Inventory levels continue to decline as well. At the end of December 2011, there were only 954 condominium residences listed for sale in Manatee County. That is about 25% fewer than at the end of December 2010.

West Bradenton (ZIP codes 34210 and 34209) sales account for about one third of all condominium sales in the county. Sales performance in West Bradenton mirrors the county – 2011 sales the second largest in the past 8 years only eclipsed by 2005. Similarly, inventory levels are down 25% from December 2010 to December 2011.

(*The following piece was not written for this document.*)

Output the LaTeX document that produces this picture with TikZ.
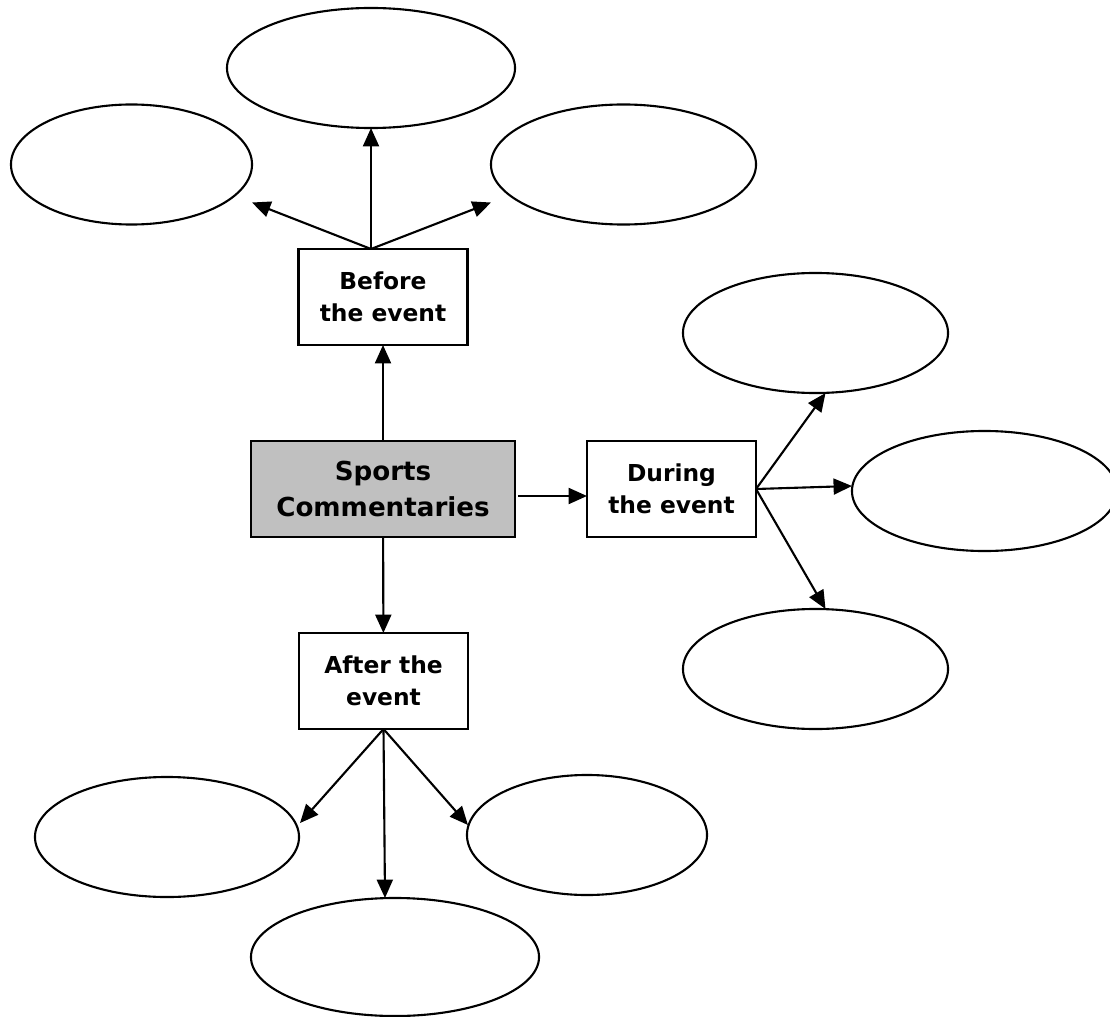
\documentclass[tikz,border=0pt]{standalone}
\usepackage{fontspec}
\setmainfont{DejaVu Sans}
\usetikzlibrary{arrows.meta,shapes.geometric,calc}
\definecolor{boxgray}{RGB}{192,192,192}

\begin{document}
\begin{tikzpicture}[x=0.025cm,y=-0.025cm,>={Triangle[length=4.6mm,width=4mm]},line width=1.5pt,
        stage/.style={draw,rectangle,align=center,inner sep=0pt,outer sep=0pt,
            minimum width=4.225cm,minimum height=2.4cm,
            font=\bfseries\fontsize{16.6}{23}\selectfont},
        blank/.style={draw,ellipse,inner sep=0pt,outer sep=0pt,minimum height=3cm}]
    \useasboundingbox (0,0) rectangle (1110,1017);
    % the four boxes
    \node[stage,fill=boxgray,minimum width=6.6cm,font=\bfseries\fontsize{18.6}{25}\selectfont]
        (sports) at (383,489) {Sports\\Commentaries};
    \node[stage] (before) at (383,297) {Before\\the event};
    \node[stage] (during) at (671.5,489) {During\\the event};
    \node[stage] (after) at (383.5,681) {After the\\event};
    % empty ovals
    \node[blank,minimum width=7.2cm] (b_top) at (371,68) {};
    \node[blank,minimum width=6.025cm] (b_left) at (131.5,164.5) {};
    \node[blank,minimum width=6.625cm] (b_right) at (623.5,164.5) {};
    \node[blank,minimum width=6.625cm] (d_1) at (815.5,333) {};
    \node[blank,minimum width=6.625cm] (d_2) at (984.5,491) {};
    \node[blank,minimum width=6.625cm] (d_3) at (815.5,669) {};
    \node[blank,minimum width=6.6cm] (a_1) at (167,837) {};
    \node[blank,minimum width=6cm] (a_2) at (587,835) {};
    \node[blank,minimum width=7.2cm,minimum height=2.95cm] (a_3) at (395,957) {};
    % arrows
    \draw[->] (sports) -- (before);
    \draw[->] ($(sports.east)+(3,7)$) -- ($(during.west)+(0,7)$);
    \draw[->] (sports) -- (after);
    \coordinate (fork_b) at ($(before.north)+(-12,0)$);
    \draw[->] (fork_b) -- (b_top.south);
    \draw[->] (fork_b) -- ($(b_left.east)+(0,38)$);
    \draw[->] (fork_b) -- ($(b_right.west)+(0,38)$);
    \draw[->] (during.east) -- ($(d_1.south)+(10,0)$);
    \draw[->] (during.east) -- ($(d_2.west)+(0,-5)$);
    \draw[->] (during.east) -- ($(d_3.north)+(10,0)$);
    \draw[->] (after.south) -- ($(a_1.east)+(1,-14)$);
    \draw[->] (after.south) -- ($(a_2.west)+(1,-10)$);
    \draw[->] (after.south) -- ($(a_3.north)+(-10,0)$);
\end{tikzpicture}
\end{document}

On the surface, it would appear that 2011 was a poor year for condominium sales in Lakewood Ranch. During 2011, only 93 condominiums were sold. That is the third worst year since 2004. However the decline in sales is due to the erosion in inventory. There have been very few condominiums listed for sale in Lakewood Ranch throughout 2011. Unsold inventory ended the year at just 33 residences compared to 57 at the end of 2010. At no time during the last 9 months of 2011 did inventory levels ever rise above 40.
Anna Maria Island tended to follow the county wide sales trend with sales besting every year in the past 8 except 2005. Inventory, however, has not been reduced as dramatically. At the end of 2011, there were 149 condominiums listed for sale on Anna Maria Island. At the end of 2010, that figure was 179 for a reduction of about 17%, much less than the county average.